There are no requirements on the one-sided windows in terms of buffer
pointers. Our current implementation is over point-to-point so it's
kinda slow compared to real one-sided implementations, but has the
advantage of working with arbitrary window locations.
There is only two parameters to tweak in the current implementation:
osc_pt2pt_eager_send: If this is 1, we try to start progressing
before the synchronization point. The default is 0. This is
tested, so I recommend leaving it 0. It's safer at this point.
osc_pt2pt_fence_sync_method: This one might be worth playing with,
doubt it could cause your problems. This is the collective we
implement MPI_FENCE. Options are reduce_scatter (default),
alltoall. Again, I doubt it will make any difference, but
interesting to confirm that.
You can set the parameters at mpirun time:
mpirun -np XX -mca osc_pt2pt_fence_sync_method reduce_scatter ./
Our one-sided implementation has not been as well tested as the rest
of the code (as this is our first release with one-sided support).

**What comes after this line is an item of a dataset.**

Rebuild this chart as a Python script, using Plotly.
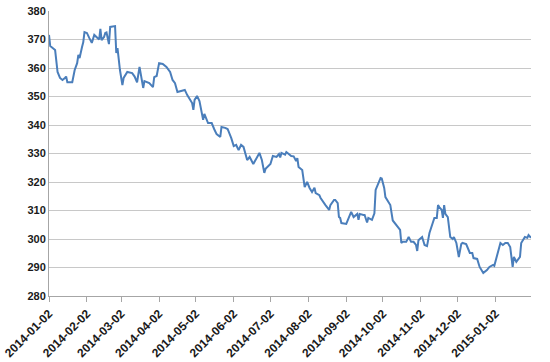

If you can share any details on your application or, better yet, a
test case, we'd appreciate it.
There is one known issue with the implementation. It does not
support using MPI_ACCUMULATE with user-defined datatypes, even if
they are entirely composed of one predefined datatype. We plan on
fixing this in the near future, and an error message will be printed
if this situation occurs.
Open MPI developer